Curta Paranagua 2024

Avá – Até que os Ventos Aterrem

Um fim possível

Por Vitor Velloso

Durante a Mostra de Tiradentes 2022

Avá – Até que os Ventos Aterrem

É comum a associação da Mostra Olhos Livres à uma certa maturidade estética que é capaz de experimentar e demonstrar a criatividade de quem já se consolidou mais no cinema independente. “Avá – Até que os Ventos Aterrem” possui uma série de ideias interessantes, seja no trabalho de seus espaços, como o conceito de uma distopia de ambiente controlado, ou na teatralização das angústias contemporâneas em um tempo distorcido. O problema é que essas ideias são superficiais o suficiente para se esgotarem nos primeiros minutos e toda essa tentativa de imaginação de um lugar que transita entre momentos, termina em uma falência grave de uma estética cíclica.

O trabalho dirigido por Camila Mota é desenvolvido em íntima relação com teatro, entre personagens que mantém distância, sonhos, delírios, memórias e representações históricas, aproximando seus conceitos de um certo manifesto político diante da realidade contemporânea, em face ao passado e um possível futuro. Porém, essas questões vão ficando cada vez mais frágeis quando pequenas frases de efeito e imagens imediatas são utilizadas para sustentar tudo isso. “Avá – Até que os Ventos Aterrem” dialoga com um certo fatalismo comum à falta de diagnóstico da situação, uma fragilidade frequente de projetos que possuem uma grande quantidade de temáticas e pretende trabalhar todas a partir de uma superficialidade na representação. Não por acaso, a sensação é que quanto mais o espectador avança na projeção, mais o filme vai se perdendo em sequências que partem de dispositivos interessantes sem saber trabalhar com os mesmos. O caos impera e nada é proposto em sua completude.

Mesmo que a fotografia consiga criar uma tensão entre os espaços reclusos, como o constante movimento de ir ao “subsolo” e seguir a personagem, sua sustentação depende diretamente de um texto que perde sentido ao utilizar à exaustão termos que não dizem nada. Partículas, trópicos, condensações, vírus e até Astrazeneca entram em uma equação esvaziada e anacrônica. A ideia poderia funcionar no auge do vocabulário cósmico entre 70-80, mesmo que decadente em sua linguagem, mas quando essa proposta é dada dentro de um contexto complexo de estéticas a serem renovadas e uma realidade a ser discutida, torna-se apenas um delírio unilateral de uma classe que vê as representações serem abandonadas por um avanço do conservadorismo no Brasil.

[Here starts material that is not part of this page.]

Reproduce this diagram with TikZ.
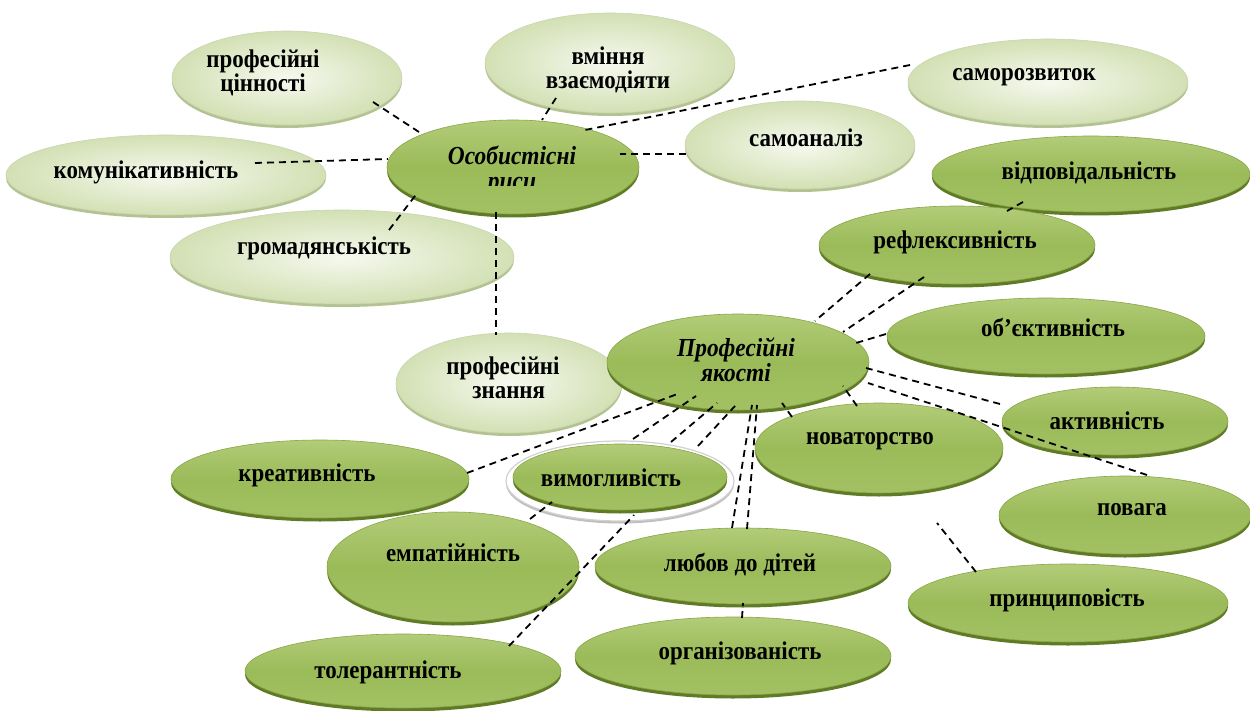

Contudo, “Avá – Até que os Ventos Aterrem” ensaia uma discussão desse cenário catastrófico, mostrando como o capitalismo é responsável pela destruição global e o apocalipse ressuscita o conteúdo revolucionário de outrora. A abordagem expõe os gatilhos de maneira simplória, transformando esse discurso em uma cacofonia, como quase todas as sequências que contém a senhora uniformizada. Simultaneamente, o filme repete constantemente que alguns lugares se mantiveram estáveis diante de uma crise global, sem nunca oferecer ao espectador uma razão material para tal, ou seja, essas divagações não sobrevivem à própria ideia, ao conceito que é trabalho dentro dessa teatralidade. Se a imaginação é a ferramenta fundamental para que haja possibilidade de compreender o universo fora desse espaço controlado, erguer um suporte e balbuciar poesias, diálogos e imagens delirantes, só faz decair um projeto que é tão instável que uma hora de projeção parece uma eternidade.

Sem dúvida a ficção científica fatalista está em alta na produção contemporânea, mas a curadoria investiu tão drasticamente em uma multiplicidade de projetos formalmente distintos, que a Olhos Livres da 25ª Mostra de Tiradentes tornou-se um ponto deslocado das demais. O que era para explicitar a maturidade do cinema independente e as experimentações possíveis diante de uma imagem em constante mudança, tornou-se uma reprodução. “Avá – Até que os Ventos Aterrem” é um triste deslize de Camila, uma artista que provou sua qualidade em outras ocasiões, mas vacila em um lugar comum do discurso.